When Ralf and Karen Tschenscher moved to the City of North Vancouver in October last year, they noticed a lot of garbage strewn along streets, paths and waterfront.
Although they saw city workers cleaning streets, they still decided to do their part.
They bought a garbage picker and bags and ended up collecting 30 pounds in just a few hours.
“We love our neighbourhood and thought this was a good way to help out, while enjoying the beauty of the area and exploring our new surroundings,” Karen says.
Though they have collected a variety of things, smokers remain the biggest offenders.
“There are lots of butts out there, plastic strips from packaging, as well as the boxes themselves,” Karen says.
Having noticed smoking detritus between two park benches at Chesterfield and Keith Road, they have now zip-tied a can to a bench where smokers can discard the cigarette butts.
“We’ve picked up things from broken glass, fast food packagings and drink/coffee cups, to clothing and even a foot-long shoehorn,” Karen says.

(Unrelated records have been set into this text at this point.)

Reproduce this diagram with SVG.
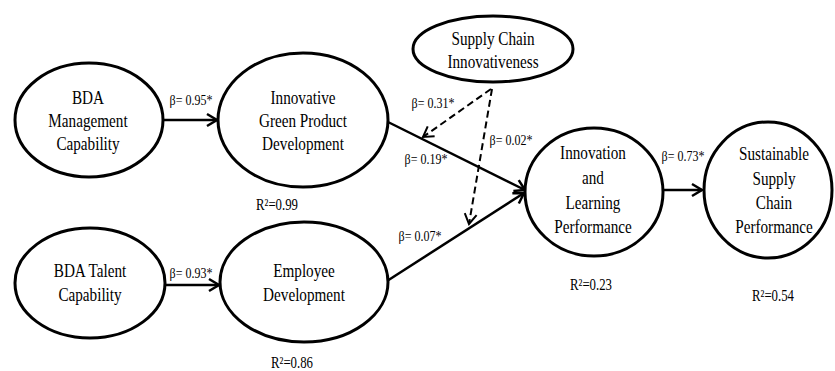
<svg xmlns="http://www.w3.org/2000/svg" width="835" height="371" viewBox="0 0 835 371">
<style>
.e{fill:#fff;stroke:#000;stroke-width:3}
.t{font-family:"Liberation Serif","Times New Roman",serif;font-size:19px;text-anchor:middle;fill:#000}
.l{font-family:"Liberation Serif","Times New Roman",serif;font-size:15px;text-anchor:middle;fill:#000}
.c{stroke:#000;stroke-width:2.5;fill:none}
.d{stroke:#000;stroke-width:2;fill:none;stroke-dasharray:7,4}
</style>
<defs>
<marker id="ah" markerUnits="userSpaceOnUse" markerWidth="14" markerHeight="16" refX="12" refY="7" orient="auto" viewBox="0 0 14 14">
<path d="M2,1 L12,7 L2,13" fill="none" stroke="#000" stroke-width="2.5"/>
</marker>
<marker id="ahd" markerUnits="userSpaceOnUse" markerWidth="14" markerHeight="16" refX="12" refY="7" orient="auto" viewBox="0 0 14 14">
<path d="M2,1 L12,7 L2,13" fill="none" stroke="#000" stroke-width="2"/>
</marker>
</defs>
<rect width="835" height="371" fill="#fff"/>
<g id="connectors">
<line class="c" x1="163" y1="120" x2="217" y2="120" marker-end="url(#ah)"/>
<line class="c" x1="165" y1="285" x2="219" y2="285" marker-end="url(#ah)"/>
<line class="c" x1="663" y1="190" x2="702" y2="190" marker-end="url(#ah)"/>
<line class="c" x1="388" y1="122" x2="525" y2="190" marker-end="url(#ah)"/>
<line class="c" x1="387" y1="281" x2="524" y2="193" marker-end="url(#ah)"/>
<line class="d" x1="491" y1="89" x2="423" y2="137" marker-end="url(#ahd)"/>
<line class="d" x1="492" y1="89" x2="469" y2="224" marker-end="url(#ahd)"/>
<text class="l" transform="translate(191,0) scale(0.8,1)" x="0" y="105">β= 0.95*</text>
<text class="l" transform="translate(191,0) scale(0.8,1)" x="0" y="278">β= 0.93*</text>
<text class="l" transform="translate(683,0) scale(0.8,1)" x="0" y="161">β= 0.73*</text>
<text class="l" transform="translate(433,0) scale(0.8,1)" x="0" y="108">β= 0.31*</text>
<text class="l" transform="translate(426,0) scale(0.8,1)" x="0" y="164">β= 0.19*</text>
<text class="l" transform="translate(511,0) scale(0.8,1)" x="0" y="145">β= 0.02*</text>
<text class="l" transform="translate(420,0) scale(0.8,1)" x="0" y="241">β= 0.07*</text>
</g>
<g id="bda-management">
<ellipse class="e" cx="89" cy="120" rx="74" ry="57"/>
<text class="t" transform="translate(88,0) scale(0.8,1)"><tspan x="0" y="104">BDA</tspan><tspan x="0" y="127">Management</tspan><tspan x="0" y="150">Capability</tspan></text>
</g>
<g id="green-product">
<ellipse class="e" cx="303" cy="120" rx="85" ry="67"/>
<text class="t" transform="translate(303,0) scale(0.8,1)"><tspan x="0" y="104">Innovative</tspan><tspan x="0" y="127">Green Product</tspan><tspan x="0" y="150">Development</tspan></text>
<text class="t" transform="translate(277,0) scale(0.8,1)" x="0" y="210" style="font-size:16px">R²=0.99</text>
</g>
<g id="bda-talent">
<ellipse class="e" cx="90" cy="283" rx="75" ry="55"/>
<text class="t" transform="translate(90,0) scale(0.8,1)"><tspan x="0" y="277">BDA Talent</tspan><tspan x="0" y="301">Capability</tspan></text>
</g>
<g id="employee-development">
<ellipse class="e" cx="304" cy="282" rx="84" ry="60"/>
<text class="t" transform="translate(304,0) scale(0.8,1)"><tspan x="0" y="277">Employee</tspan><tspan x="0" y="301">Development</tspan></text>
<text class="t" transform="translate(292,0) scale(0.8,1)" x="0" y="368" style="font-size:16px">R²=0.86</text>
</g>
<g id="supply-chain-innovativeness">
<ellipse class="e" cx="493" cy="49" rx="80" ry="33"/>
<text class="t" transform="translate(493,0) scale(0.8,1)"><tspan x="0" y="45">Supply Chain</tspan><tspan x="0" y="68">Innovativeness</tspan></text>
</g>
<g id="innovation-learning">
<ellipse class="e" cx="594" cy="192" rx="69" ry="64"/>
<text class="t" transform="translate(593,0) scale(0.8,1)"><tspan x="0" y="159">Innovation</tspan><tspan x="0" y="184">and</tspan><tspan x="0" y="209">Learning</tspan><tspan x="0" y="233">Performance</tspan></text>
<text class="t" transform="translate(591,0) scale(0.8,1)" x="0" y="290" style="font-size:16px">R²=0.23</text>
</g>
<g id="sustainable-performance">
<ellipse class="e" cx="768" cy="190" rx="64" ry="68"/>
<text class="t" transform="translate(774,0) scale(0.8,1)"><tspan x="0" y="160">Sustainable</tspan><tspan x="0" y="185">Supply</tspan><tspan x="0" y="209">Chain</tspan><tspan x="0" y="233">Performance</tspan></text>
<text class="t" transform="translate(773,0) scale(0.8,1)" x="0" y="301" style="font-size:16px">R²=0.54</text>
</g>
</svg>
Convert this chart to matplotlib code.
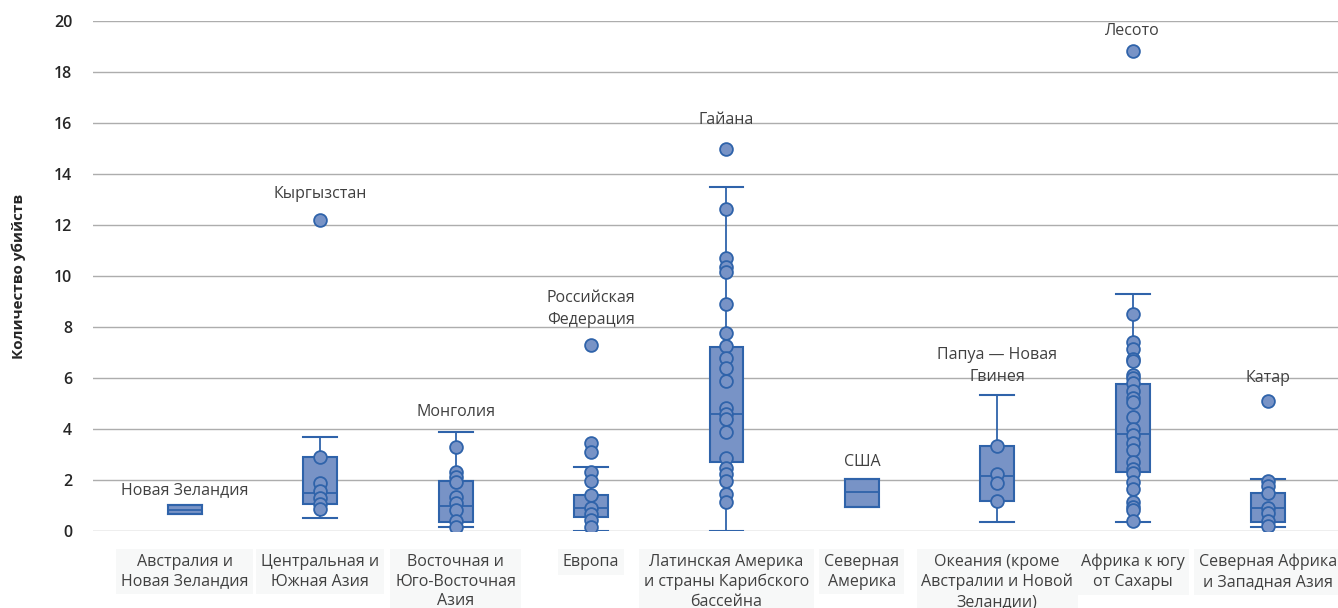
import matplotlib.pyplot as plt

# categories (x tick labels)
categories = [
    "Австралия и\nНовая Зеландия",
    "Центральная и\nЮжная Азия",
    "Восточная и\nЮго-Восточная\nАзия",
    "Европа",
    "Латинская Америка\nи страны Карибского\nбассейна",
    "Северная\nАмерика",
    "Океания (кроме\nАвстралии и Новой\nЗеландии)",
    "Африка к югу\nот Сахары",
    "Северная Африка\nи Западная Азия",
]

# box statistics
q1 = [0.67, 1.06, 0.34, 0.56, 2.72, 0.95, 1.19, 2.31, 0.34]
med = [0.82, 1.50, 0.98, 0.89, 4.59, 1.52, 2.17, 3.79, 0.89]
q3 = [1.02, 2.90, 1.95, 1.43, 7.22, 2.03, 3.33, 5.78, 1.50]
whislo = [0.67, 0.52, 0.15, 0.01, 0.0, 0.95, 0.34, 0.34, 0.17]
whishi = [1.02, 3.70, 3.88, 2.52, 13.48, 2.03, 5.35, 9.31, 2.04]

# individual country values
pts_aus = []
pts_csa = [12.2, 2.91, 1.90, 1.58, 1.28, 1.06, 0.85]
pts_esa = [3.28, 2.32, 2.13, 1.92, 1.32, 1.09, 0.84, 0.38, 0.15]
pts_eur = [7.29, 3.45, 3.11, 2.30, 1.97, 1.40, 0.92, 0.66, 0.42, 0.17]
pts_lat = [14.98, 12.63, 10.69, 10.34, 10.17, 8.89, 7.75, 7.26, 6.77, 6.40,
           5.88, 4.83, 4.58, 4.39, 3.90, 2.85, 2.48, 2.23, 1.97, 1.45, 1.13]
pts_nam = []
pts_oce = [3.35, 2.22, 1.90, 1.19]
pts_afr = [18.82, 8.50, 7.40, 7.13, 6.76, 6.67, 6.12, 5.99, 5.79, 5.50, 5.20,
           5.07, 4.46, 3.99, 3.76, 3.46, 3.18, 2.72, 2.42, 2.29, 1.91, 1.65,
           1.15, 0.95, 0.82, 0.39]
pts_naf = [5.11, 1.97, 1.76, 1.48, 0.91, 0.69, 0.40, 0.21]
points = [pts_aus, pts_csa, pts_esa, pts_eur, pts_lat, pts_nam, pts_oce, pts_afr, pts_naf]

# labelled countries: (category index, text, y position of label)
label_idx = [0, 1, 2, 3, 4, 5, 6, 7, 8]
label_txt = ["Новая Зеландия", "Кыргызстан", "Монголия", "Российская\nФедерация",
             "Гайана", "США", "Папуа — Новая\nГвинея", "Лесото", "Катар"]
label_y = [1.6, 13.2, 4.67, 8.7, 16.1, 2.7, 6.47, 19.6, 6.0]

box_fill = "#7893c6"
edge = "#2f63aa"
grid_col = "#adadad"

plt.rcParams["font.family"] = ["Open Sans", "DejaVu Sans"]

fig = plt.figure(figsize=(13.38, 6.08), dpi=100)
ax = fig.add_axes([93 / 1338, 77 / 608, 1245 / 1338, 510 / 608])

stats = []
for i in range(len(categories)):
    stats.append(dict(q1=q1[i], med=med[i], q3=q3[i],
                      whislo=whislo[i], whishi=whishi[i], fliers=[]))

ax.bxp(stats, positions=range(len(categories)), widths=0.25, patch_artist=True,
       showfliers=False,
       boxprops=dict(facecolor=box_fill, edgecolor=edge, linewidth=1.5),
       medianprops=dict(color=edge, linewidth=1.3),
       whiskerprops=dict(color=edge, linewidth=1.3),
       capprops=dict(color=edge, linewidth=1.5),
       capwidths=0.25, zorder=3)

for i, vals in enumerate(points):
    if vals:
        ax.plot([i] * len(vals), vals, "o", ms=9.2, mfc=box_fill, mec=edge,
                mew=1.3, zorder=4, linestyle="none")

for i, t, y in zip(label_idx, label_txt, label_y):
    ax.text(i, y, t, ha="center", va="center", fontsize=11.5, color="#404040",
            linespacing=1.55, zorder=5)

ax.set_ylim(0, 20)
ax.set_xlim(-0.679, 8.517)
ax.set_yticks(range(0, 21, 2))
ax.yaxis.grid(True, color=grid_col, linewidth=1)
ax.set_axisbelow(True)
for s in ax.spines.values():
    s.set_visible(False)
ax.tick_params(axis="both", length=0)
ax.tick_params(axis="y", pad=15, labelsize=11.5, labelcolor="#262626")
for lab in ax.get_yticklabels():
    lab.set_fontweight("semibold")

ax.set_xticks(range(len(categories)))
ax.set_xticklabels([])
for i, c in enumerate(categories):
    ax.text(i, -0.9, c, ha="center", va="top", fontsize=11.5, color="#404040",
            linespacing=1.3,
            bbox=dict(facecolor="#f7f8f8", edgecolor="none", boxstyle="square,pad=0.3"))

ax.set_ylabel("Количество убийств", fontsize=11, fontweight="bold",
              color="#262626", labelpad=20)

fig.savefig("out.png", dpi=100)
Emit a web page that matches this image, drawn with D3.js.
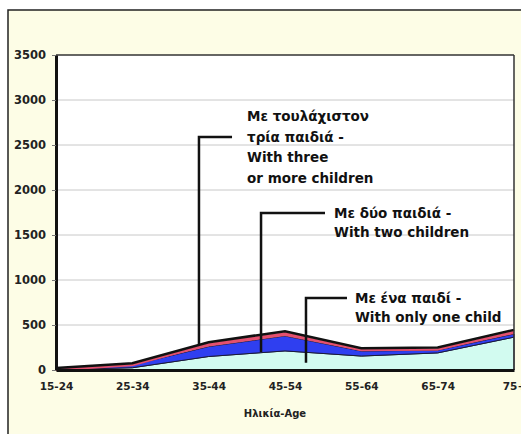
<!DOCTYPE html>
<html><head><meta charset="utf-8">
<script src="https://cdn.jsdelivr.net/npm/d3@7"></script>
<style>html,body{margin:0;padding:0;background:#fff;}svg{display:block;}</style>
</head><body><svg id="c" width="521" height="434"></svg>
<script>
const categories = ["15-24","25-34","35-44","45-54","55-64","65-74","75+"];
const oneChild = [5, 25, 150, 212, 155, 190, 365];
const twoChildren = [3, 30, 110, 166, 55, 30, 35];
const threePlus = [2, 10, 38, 42, 20, 20, 35];
const yTicks = [0, 500, 1000, 1500, 2000, 2500, 3000, 3500];
const seriesNames = ["oneChild","twoChildren","threePlus"];
const seriesColors = ["#d2fbf0", "#2f3ff0", "#e4506e"];
const labels = [
  {lines:["Με τουλάχιστον","τρία παιδιά -","With three","or more children"], at:1.873, end:2.306, top:2590, bottom:290, gap:15, anchorLine:1},
  {lines:["Με δύο παιδιά -","With two children"], at:2.686, end:3.524, top:1745, bottom:200, gap:9, anchorLine:0},
  {lines:["Με ένα παιδί -","With only one child"], at:3.275, end:3.812, top:800, bottom:80, gap:8, anchorLine:0}
];
const axisTitle = "Ηλικία-Age";

const svg = d3.select("#c");
const W = 521, H = 434;
const L = 56, R = 514, T = 55, B = 370;
// frame
svg.append("rect").attr("x",8).attr("y",10).attr("width",W).attr("height",H)
  .attr("fill","#fdfde6").attr("stroke","#222").attr("stroke-width",1.5);

const x = d3.scalePoint().domain(categories).range([L,R]);
const xi = d3.scaleLinear().domain([0,categories.length-1]).range([L,R]);
const y = d3.scaleLinear().domain([0,3500]).range([B,T]);

svg.append("rect").attr("x",L).attr("y",T).attr("width",R-L).attr("height",B-T).attr("fill","#fff");

// grid
svg.append("g").selectAll("line").data(yTicks.filter(d=>d>0 && d<3500)).join("line")
  .attr("x1",L).attr("x2",R).attr("y1",d=>y(d)).attr("y2",d=>y(d))
  .attr("stroke","#c8c8c8").attr("stroke-width",1);

const table = categories.map((c,i)=>({cat:c, oneChild:oneChild[i], twoChildren:twoChildren[i], threePlus:threePlus[i]}));
const stack = d3.stack().keys(seriesNames)(table);
const area = d3.area().x(d=>x(d.data.cat)).y0(d=>y(d[0])).y1(d=>y(d[1]));
svg.append("g").selectAll("path").data(stack).join("path")
  .attr("d",area).attr("fill",(d,i)=>seriesColors[i])
  .attr("stroke",(d,i)=> i===2 ? "none" : "#1a1a3a").attr("stroke-width",1);
// red top line
svg.append("path").datum(stack[2]).attr("fill","none").attr("stroke","#e4506e").attr("stroke-width",2)
  .attr("d",d3.line().x(d=>x(d.data.cat)).y(d=>y(d[1])+1));
// black outline on total
svg.append("path").datum(stack[2]).attr("fill","none").attr("stroke","#111").attr("stroke-width",2.5)
  .attr("d",d3.line().x(d=>x(d.data.cat)).y(d=>y(d[1])-1));

// plot border
svg.append("line").attr("x1",L).attr("x2",R).attr("y1",T).attr("y2",T).attr("stroke","#333").attr("stroke-width",1.5);
svg.append("line").attr("x1",R).attr("x2",R).attr("y1",T).attr("y2",B).attr("stroke","#333").attr("stroke-width",1.5);

// axes
const yAxis = svg.append("g").attr("transform",`translate(${L},0)`)
  .call(d3.axisLeft(y).tickValues(yTicks).tickSize(4).tickSizeOuter(0).tickPadding(6).tickFormat(d3.format("d")));
yAxis.select(".domain").attr("stroke","#111").attr("stroke-width",3);
yAxis.selectAll(".tick line").attr("stroke","#777");
yAxis.selectAll("text").attr("font-family","DejaVu Sans").attr("font-weight","bold").attr("font-size",11.5).attr("fill","#222");

const xAxis = svg.append("g").attr("transform",`translate(0,${B})`)
  .call(d3.axisBottom(x).tickSize(0).tickSizeOuter(0).tickPadding(13));
xAxis.select(".domain").attr("stroke","#111").attr("stroke-width",3);
xAxis.selectAll("text").attr("font-family","DejaVu Sans").attr("font-weight","bold").attr("font-size",10.5).attr("fill","#222");

svg.append("text").attr("x",275).attr("y",417).attr("text-anchor","middle")
  .attr("font-family","DejaVu Sans").attr("font-weight","bold").attr("font-size",10).attr("fill","#222").text(axisTitle);

// leader lines & labels
labels.forEach(lb=>{
  const px = xi(lb.at), pe = xi(lb.end), pt = y(lb.top), pb = y(lb.bottom);
  svg.append("path").attr("d",`M${pe},${pt}H${px}V${pb}`).attr("fill","none").attr("stroke","#111").attr("stroke-width",2.5);
  const t = svg.append("text").attr("font-family","DejaVu Sans").attr("font-weight","bold").attr("font-size",13.5).attr("fill","#111");
  const lh = lb.lines.length === 4 ? 20.5 : 19;
  lb.lines.forEach((s,i)=>{
    t.append("tspan").attr("x",pe+lb.gap).attr("y", pt + 5 + (i - lb.anchorLine)*lh).text(s);
  });
});
</script></body></html>
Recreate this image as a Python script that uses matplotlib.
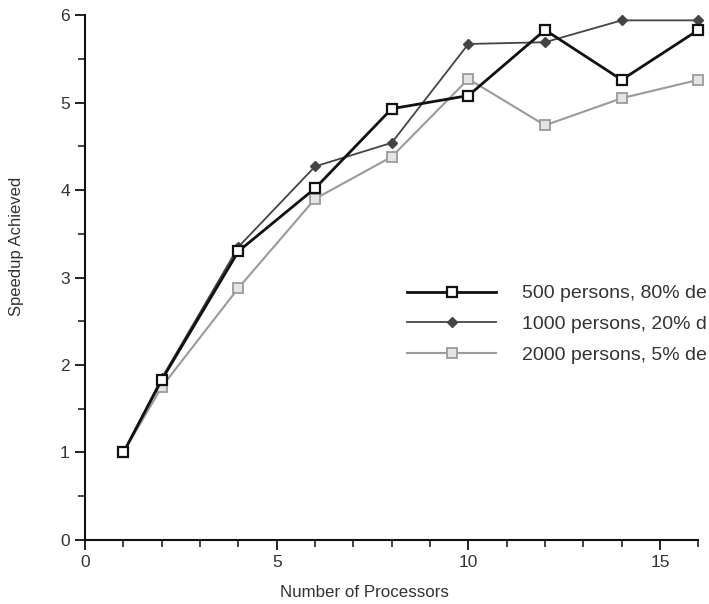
import matplotlib
matplotlib.use("Agg")
import matplotlib.pyplot as plt
from matplotlib.ticker import MultipleLocator

plt.rcParams["font.family"] = ["Liberation Sans", "DejaVu Sans"]

# processors used in each run
processors = [1, 2, 4, 6, 8, 10, 12, 14, 16]

# speedup for each population / density setting
speedup_500 = [1.0, 1.83, 3.30, 4.02, 4.93, 5.08, 5.83, 5.26, 5.83]
speedup_1000 = [1.0, 1.85, 3.35, 4.27, 4.54, 5.67, 5.69, 5.94, 5.94]
speedup_2000 = [1.0, 1.75, 2.88, 3.90, 4.38, 5.27, 4.74, 5.05, 5.26]

labels = [
    "500 persons, 80% de",
    "1000 persons, 20% d",
    "2000 persons, 5% de",
]

fig = plt.figure(figsize=(7.09, 6.04), dpi=100)
ax = fig.add_axes([0.120, 0.106, 0.865, 0.869])

ax.plot(processors, speedup_500, color="#111111", lw=2.0, marker="s",
        markersize=7.5, markerfacecolor="white", markeredgecolor="#111111",
        markeredgewidth=1.6, label=labels[0], zorder=4, clip_on=False)
ax.plot(processors, speedup_1000, color="#444444", lw=1.3, marker="D",
        markersize=5, markerfacecolor="#444444", markeredgecolor="#444444",
        label=labels[1], zorder=3, clip_on=False)
ax.plot(processors, speedup_2000, color="#9a9a9a", lw=1.5, marker="s",
        markersize=7.5, markerfacecolor="#e4e4e4", markeredgecolor="#9a9a9a",
        markeredgewidth=1.3, label=labels[2], zorder=2, clip_on=False)

ax.set_xlim(0, 16)
ax.set_ylim(0, 6)
ax.xaxis.set_major_locator(MultipleLocator(5))
ax.xaxis.set_minor_locator(MultipleLocator(1))
ax.yaxis.set_major_locator(MultipleLocator(1))
ax.yaxis.set_minor_locator(MultipleLocator(0.5))

for side in ("top", "right"):
    ax.spines[side].set_visible(False)
for side in ("left", "bottom"):
    ax.spines[side].set_linewidth(1.5)
    ax.spines[side].set_color("#111111")

ax.tick_params(which="major", direction="out", length=7, width=1.3,
               labelsize=12.5, colors="#111111", labelcolor="#333333", pad=4)
ax.tick_params(which="minor", direction="out", length=5, width=1.1,
               colors="#111111")

ax.set_xlabel("Number of Processors", fontsize=12.2, color="#333333")
ax.set_ylabel("Speedup Achieved", fontsize=12, color="#333333")
ax.xaxis.set_label_coords(0.455, -0.085)
ax.yaxis.set_label_coords(-0.10, 0.56)

ax.legend(loc="upper left", bbox_to_anchor=(0.512, 0.501), frameon=False,
          fontsize=14, handlelength=4.6, handletextpad=1.3,
          labelspacing=0.68, borderaxespad=0, labelcolor="#333333")

fig.savefig("out.png", dpi=100)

“We also pick up a large quantity of plastic bags, some filled with dog waste, cups and straws.”
The couple has also approached CNV councilor Don Bell on the issue, who recently brought a motion to enable local citizens like Karen and Ralf to adop a street or a trail.
“Don has championed many causes over the years and really listens to and supports citizens’ ideas. He is passionate about the City and is a wonderful advocate for many,” says Karen.
Coun. Bell says many Lower Mainland municipalities have formal programs that invite residents and, in some cases, businesses and community groups, to Adopt-A-Street, Road, Path, Block, or Trail.
Typical program features include guidelines and training, including personal safety. Some municipalities also provide pickup bags and other items to assist participants.
“I believe there should be a volunteer program where interested residents and businesses can show their pride in our community by helping keep their neighbourhood streets, pathways and trails clean from litter,” Bell says.
The Tschenschers want CNV to offer safety supplies for citizens who wish to participate such as pickers, high-visibility vests, bags and gloves.
“We feel it’s a fairly inexpensive past-time and could really help to keep our city beautiful, clean and safe,” they say.
“Especially during COVID, we feel this could also be a constructive way for people who are limited in activities to get out and make a difference while getting some exercise and fresh air.”